I think you're right--it isn't possible for rate information to be
decoded once the product is made (unless something *else* is made that
records the rate or unless the rate is unique to the protein made).
I guess I had always just thought of reverse translation as a matter of
examining proteins and sticking codons together. Obviously that is only
a fraction of the story. The interaction between the regulator proteins
and the final products of a certain region would seem impossible to
reconstruct--once the final product is made, I would imagine the regulatory
proteins very possibly would have already switched around in abundance,
or, at very least, by the time the product was ready for some reverse
translation mechanism, it would have no way of knowing what the regulators
had been doing when it was first put into RNA transcript.
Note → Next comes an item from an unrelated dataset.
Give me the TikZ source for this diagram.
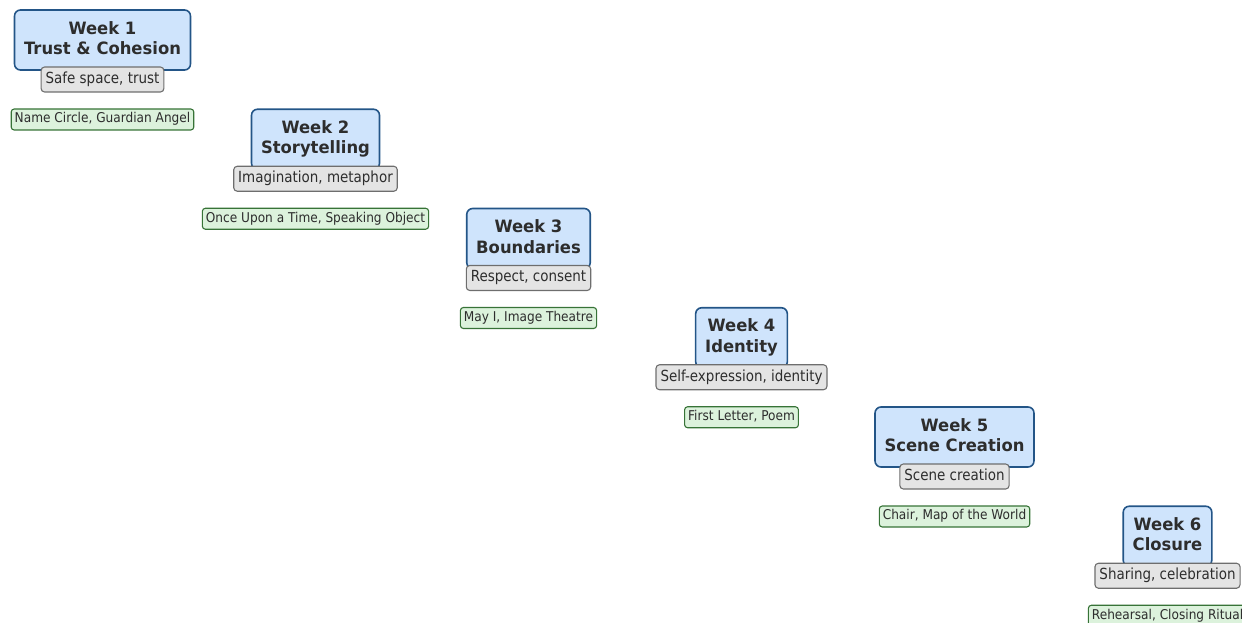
\documentclass[tikz,border=0pt]{standalone}
\usepackage{fontspec}
\setmainfont{DejaVu Sans}
\newfontfamily\weekfont[FakeStretch=0.965]{DejaVu Sans Bold}
\newfontfamily\themefont[FakeStretch=0.88]{DejaVu Sans}
\newfontfamily\actfont[FakeStretch=0.9]{DejaVu Sans}
\definecolor{weekfill}{RGB}{207,228,252}
\definecolor{weekline}{RGB}{35,85,135}
\definecolor{greyfill}{RGB}{228,228,228}
\definecolor{greyline}{RGB}{110,110,110}
\definecolor{greenfill}{RGB}{220,242,220}
\definecolor{greenline}{RGB}{55,115,55}
\definecolor{txt}{RGB}{45,45,45}
\begin{document}
\begin{tikzpicture}[x=1pt,y=-1pt,
  weekbox/.style={draw=weekline, fill=weekfill, line width=1.6pt, rounded corners=6pt,
    align=center, font=\weekfont\fontsize{17}{20.5}\selectfont, text=txt,
    inner xsep=9.5pt, inner ysep=11.8pt, text height=32.9pt, text depth=3.5pt},
  themebox/.style={draw=greyline, fill=greyfill, line width=1.1pt, rounded corners=3.5pt,
    font=\themefont\fontsize{15.3}{17}\selectfont, text=txt,
    inner xsep=4.5pt, inner ysep=5.15pt, text height=11.2pt, text depth=3.5pt},
  actbox/.style={draw=greenline, fill=greenfill, line width=1.1pt, rounded corners=3pt,
    font=\actfont\fontsize{13.5}{15}\selectfont, text=txt,
    inner xsep=3.5pt, inner ysep=4.1pt, text height=9.8pt, text depth=3pt}
]
\useasboundingbox (0,0) rectangle (1242,623);
\clip (0,0) rectangle (1242,623);

\node[weekbox] (w1) at (102.5,40) {Week 1\\Trust \& Cohesion};
\node[themebox] (t1) at (102.5,79.5) {Safe space, trust};
\node[actbox] (a1) at (102.5,119.5) {Name Circle, Guardian Angel};

\node[weekbox] (w2) at (315.5,139.25) {Week 2\\Storytelling};
\node[themebox] (t2) at (315.5,178.75) {Imagination, metaphor};
\node[actbox] (a2) at (315.5,218.75) {Once Upon a Time, Speaking Object};

\node[weekbox] (w3) at (528.5,238.5) {Week 3\\Boundaries};
\node[themebox] (t3) at (528.5,278) {Respect, consent};
\node[actbox] (a3) at (528.5,318) {May I, Image Theatre};

\node[weekbox] (w4) at (741.5,337.75) {Week 4\\Identity};
\node[themebox] (t4) at (741.5,377.25) {Self-expression, identity};
\node[actbox] (a4) at (741.5,417.25) {First Letter, Poem};

\node[weekbox] (w5) at (954.5,437) {Week 5\\Scene Creation};
\node[themebox] (t5) at (954.5,476.5) {Scene creation};
\node[actbox] (a5) at (954.5,516.5) {Chair, Map of the World};

\node[weekbox] (w6) at (1167.5,536.25) {Week 6\\Closure};
\node[themebox] (t6) at (1167.5,575.75) {Sharing, celebration};
\node[actbox] (a6) at (1167.5,615.75) {Rehearsal, Closing Ritual};
\end{tikzpicture}
\end{document}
Are some genes read at different speeds depending on the needs of the
cell? Or is a particular part always read at a particular rate?
> > That is interesting. As you may know, in coding theory such codes sound
> > like NRZ codes (non-return-to-zero). That is, your code can't allow more
> > than a certain number of zeroes in a row, otherwise the timing will drift
> > on the readout device. For example, in a CD player, I think the max number
> > of zeroes in a row is like 4 or 5. This makes it necessary to pick an
> > ECC which doesn't have the possibility of concatenating more than the
> > critical number of zeroes. i.e. you can't have one codeword with 101000
> > and another of 000101110 because if the two come in order, you have 6
> > zeroes--too many.
>
> I'm not really up on coding theory, though it seems like it wouldn't be
> that foreign to molecular biology. I wonder why they don't teach us any?
> (Not that I'm a molecular biologist; I just sometimes play one at work.
> :-) Why is the NRZ rule used in CD players?
The reason in CD players is the timing one. The CD player maintains an
internal clock which tells it when to read off the bits coming in. Since
it is impossible to maintain the clock independently of the data stream
(it goes so fast that even a little bit of drift would cause large numbers
of errors), you have to sinc up the clock to the data itself. You can
do this by noticing when there is a transition--if you get a one and then
a zero, the transition should come halfway through your clock cycle. If
it doesn't, then you know the clock is off a little and you can correct
it. If there are too many zeroes (or ones) in a row, then you don't get
this signal for too long, and the clock drifts, and you may read 8 zeroes
when there were really 9. In actual practice, the hardware uses transitions
for encoding the bits, and so it is more like 1010101010 that you want
to avoid, but I think the basic idea is the same.
-Greg